DTCC has taken a significant step toward bringing tokenization into the heart of US market infrastructure, announcing a partnership with Digital Asset to mint DTC-custodied US Treasury securities on the Canton Network.
The initiative marks the first phase of a broader strategy to make traditional securities held at The Depository Trust Company available onchain, while remaining within existing regulatory and operational safeguards.
An initial minimum viable product is expected to run in a controlled production environment in the first half of 2026, with scope to expand based on client demand.
Pilots to production
Under the plan, a subset of US Treasury bills, notes and bonds held at DTC will be represented digitally on Canton, a permissioned blockchain designed for regulated financial institutions.

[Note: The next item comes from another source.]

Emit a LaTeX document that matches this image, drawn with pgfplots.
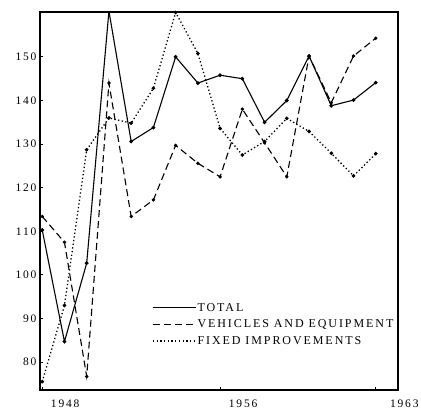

DTCC said it will use its ComposerX platform to support issuance and lifecycle management, keeping custody, settlement and entitlement frameworks aligned with existing market standards.
The move builds on years of experimentation by DTCC around distributed ledger technology. It represents one of the clearest signals that tokenization is shifting from proof-of-concept toward live market use inside systemically important infrastructure.
DTCC chief executive Frank La Salla said the partnership creates a roadmap to bring “real-world, high-value tokenization use cases” into production, starting with Treasuries and potentially extending to other DTC-eligible assets over time.
Regulatory footing
The project follows the receipt of US regulatory relief allowing DTC to operate a tokenization service, providing a defined framework to test onchain representations of securities without rewriting securities law. By operating within a controlled environment, DTCC is positioning tokenization as an infrastructure upgrade rather than a break with existing market rules.
That approach reflects a broader regulatory pattern in the US, where agencies have increasingly relied on targeted approvals and no-action relief to enable onchain activity for established market participants, even as comprehensive crypto market structure legislation remains unresolved.
Tokenized Treasuries are widely viewed as a foundational use case for onchain finance, given their role as high-quality collateral across funding and derivatives markets. Embedding them within core post-trade infrastructure could support faster settlement and more efficient balance-sheet usage without forcing institutions to move outside familiar frameworks.
DTCC said adoption will be driven by client demand, with the initial phase deliberately narrow in scope. However, the involvement of the world’s dominant post-trade utility suggests that tokenization is increasingly being viewed as a structural evolution of capital markets, rather than an experimental extension of cryptocurrency.